The remarkable pinhole camera that bends 120 film up to 300°, the Hyperscope offers a 150° field of view.
“Getting the film to travel past 180° for the film path complicated the design. It required a secondary mechanism that prevents buckling while loading the camera. This mechanism swings out of the way once the film is loaded, so it does not interfere with image making”
Matt Abelson, is the brains behind this high-quality one-of-a-kind pinhole camera. Over time he has managed to create some beautifully crafted pinhole cameras. Abelson designs and crafts limited runs of his one-off cameras from his workshop in Massachusetts. Previously he has crafted a range of bizarre creations like the Cuboid and the Hexomniscope (shown below) — and one of his most recent creations being the Hyperscope, which intentionally bends film for a super-wideangle effect.

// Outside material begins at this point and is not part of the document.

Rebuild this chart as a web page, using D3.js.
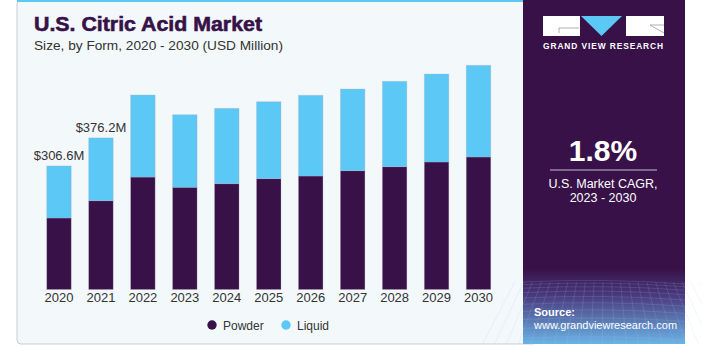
<!DOCTYPE html>
<html>
<head>
<meta charset="utf-8">
<script src="https://cdn.jsdelivr.net/npm/d3@7/dist/d3.min.js"></script>
<style>
  html, body { margin: 0; padding: 0; background: #ffffff; }
  svg { display: block; font-family: "Liberation Sans", Arial, sans-serif; }
</style>
</head>
<body>
<svg id="chart" width="702" height="346"></svg>
<script>
const years = ["2020","2021","2022","2023","2024","2025","2026","2027","2028","2029","2030"];
const powder = [177.4, 220.3, 279.0, 253.6, 262.5, 275.0, 281.6, 294.8, 304.7, 316.4, 328.8];
const liquid = [129.2, 155.9, 203.6, 180.1, 187.1, 191.0, 200.3, 202.7, 211.9, 218.3, 227.5];
const seriesNames = ["Powder", "Liquid"];
const valueLabels = [{year: "2020", text: "$306.6M"}, {year: "2021", text: "$376.2M"}];
const cagr = "1.8%";

const svg = d3.select("#chart");
const colors = {Powder: "#371147", Liquid: "#5bc8f5"};

// Chart panel background
svg.append("rect").attr("x", 17).attr("y", 0).attr("width", 520).attr("height", 344)
  .attr("rx", 4).attr("fill", "#f3f8fb").attr("stroke", "#c9cdd1").attr("stroke-width", 1);
svg.append("rect").attr("x", 17).attr("y", 0).attr("width", 510).attr("height", 2).attr("fill", "#5bc8f5");

// Right panel
const defs = svg.append("defs");
const grad = defs.append("linearGradient").attr("id", "pg").attr("x1", 0).attr("y1", 0).attr("x2", 0).attr("y2", 1);
grad.append("stop").attr("offset", "0").attr("stop-color", "#371147");
grad.append("stop").attr("offset", "0.78").attr("stop-color", "#371147");
grad.append("stop").attr("offset", "0.86").attr("stop-color", "#4a3a7e");
grad.append("stop").attr("offset", "1").attr("stop-color", "#6bb4e6");
svg.append("rect").attr("x", 523).attr("y", 0).attr("width", 162).attr("height", 344).attr("fill", "url(#pg)");

// grid texture at bottom of right panel
const gridG = svg.append("g").attr("stroke", "#9fc6ee").attr("stroke-opacity", 0.28).attr("stroke-width", 0.6).attr("fill", "none");
for (let i = 0; i < 12; i++) {
  const yy = 282 + i * i * 0.45 + i * 2.2;
  gridG.append("path").attr("d", `M523,${yy} Q604,${yy - 4} 685,${yy + 2}`);
}
for (let i = 0; i < 22; i++) {
  const xx = 523 + i * 8;
  gridG.append("line").attr("x1", xx + (xx - 604) * 0.1).attr("y1", 282).attr("x2", xx + (xx - 604) * 0.5).attr("y2", 344);
}

// Logo
const logo = svg.append("g");
logo.append("rect").attr("x", 543).attr("y", 16).attr("width", 37).attr("height", 20).attr("fill", "#ffffff");
logo.append("path").attr("d", "M559,28 L579,28 M559,28 L559,33").attr("stroke", "#9a9aa8").attr("stroke-width", 0.8).attr("fill", "none");
logo.append("path").attr("d", "M581,16 L622,16 L601.5,36 Z").attr("fill", "#5bc8f5");
logo.append("rect").attr("x", 626).attr("y", 16).attr("width", 38).attr("height", 20).attr("fill", "#ffffff");
logo.append("path").attr("d", "M650,25 L664,25 M650,25 L664,33").attr("stroke", "#9a9aa8").attr("stroke-width", 0.8).attr("fill", "none");
svg.append("text").attr("x", 603.5).attr("y", 49).attr("text-anchor", "middle")
  .attr("fill", "#ffffff").attr("font-size", 8.4).attr("font-weight", "bold").attr("letter-spacing", 0.9)
  .text("GRAND VIEW RESEARCH");

// CAGR
svg.append("text").attr("x", 603).attr("y", 161).attr("text-anchor", "middle")
  .attr("fill", "#ffffff").attr("font-size", 30).attr("font-weight", "bold").text(cagr);
svg.append("line").attr("x1", 550).attr("x2", 657).attr("y1", 170).attr("y2", 170)
  .attr("stroke", "#c8bcd2").attr("stroke-width", 1);
svg.append("text").attr("x", 603).attr("y", 188).attr("text-anchor", "middle")
  .attr("fill", "#ffffff").attr("font-size", 12.5).text("U.S. Market CAGR,");
svg.append("text").attr("x", 603).attr("y", 202).attr("text-anchor", "middle")
  .attr("fill", "#ffffff").attr("font-size", 12.5).text("2023 - 2030");

// Source
svg.append("text").attr("x", 534).attr("y", 316).attr("fill", "#ffffff")
  .attr("font-size", 11).attr("font-weight", "bold").text("Source:");
svg.append("text").attr("x", 534).attr("y", 329).attr("fill", "#ffffff")
  .attr("font-size", 11).text("www.grandviewresearch.com");

// Title
svg.append("text").attr("x", 34).attr("y", 31).attr("fill", "#371147")
  .attr("font-size", 21).attr("font-weight", "900").attr("stroke", "#371147").attr("stroke-width", 0.6)
  .attr("textLength", 228).attr("lengthAdjust", "spacingAndGlyphs")
  .text("U.S. Citric Acid Market");
svg.append("text").attr("x", 34).attr("y", 50).attr("fill", "#333333")
  .attr("font-size", 13.5).attr("textLength", 249).attr("lengthAdjust", "spacingAndGlyphs")
  .text("Size, by Form, 2020 - 2030 (USD Million)");

// Scales
const x = d3.scaleBand().domain(years).range([38, 499.5]).paddingInner(0.416).paddingOuter(0.208);
const y = d3.scaleLinear().domain([0, 600]).range([289.5, 289.5 - 600 * 0.403]);

const data = years.map((yr, i) => ({year: yr, Powder: powder[i], Liquid: liquid[i]}));
const stacked = d3.stack().keys(seriesNames)(data);

svg.append("g").selectAll("g").data(stacked).join("g")
  .attr("fill", d => colors[d.key])
  .selectAll("rect").data(d => d).join("rect")
  .attr("x", d => x(d.data.year))
  .attr("y", d => y(d[1]))
  .attr("width", x.bandwidth())
  .attr("height", d => y(d[0]) - y(d[1]))
  .attr("stroke", "#b9a9c4").attr("stroke-opacity", 0.35).attr("stroke-width", 0.8);

// Axis
const xAxis = d3.axisBottom(x).tickSize(0).tickPadding(0);
const ax = svg.append("g").attr("transform", "translate(0,292)").call(xAxis);
ax.select(".domain").remove();
ax.selectAll("text").attr("font-size", 13).attr("fill", "#333333")
  .attr("font-family", "'Liberation Sans', Arial, sans-serif").attr("dy", "0.76em").attr("y", 0);

// Value labels
const totals = years.map((yr, i) => powder[i] + liquid[i]);
svg.append("g").selectAll("text").data(valueLabels).join("text")
  .attr("x", d => x(d.year) + x.bandwidth() / 2)
  .attr("y", d => y(totals[years.indexOf(d.year)]) - 6)
  .attr("text-anchor", "middle").attr("font-size", 13).attr("fill", "#333333")
  .text(d => d.text);

// Legend
const legend = svg.append("g");
const legPos = [{name: "Powder", cx: 212}, {name: "Liquid", cx: 286}];
legPos.forEach(p => {
  legend.append("circle").attr("cx", p.cx).attr("cy", 325).attr("r", 4.7).attr("fill", colors[p.name]);
  legend.append("text").attr("x", p.cx + 11).attr("y", 329.5).attr("font-size", 12).attr("fill", "#333333").text(p.name);
});
</script>
</body>
</html>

For the Hyperscope he created a special mechanism to hold the film around the extreme bend of the rear of the camera. Loaded with 120 film, the Hyperscope can create four 6×17 exposures, each with around a 150° field of view. It’s a cylindrical can camera that takes medium-format roll film, and is crafted out of chunks of aluminum. Abelson said that the Hyperscope took him six months to design, and two years to successfully construct!
While in past some of Abelson’s eye catching designs had been released for sale, he said last year that the Hyperscope would only be a one-off due to its complexity. Cross fingers that over time he comes round to produce more Hyperscopes.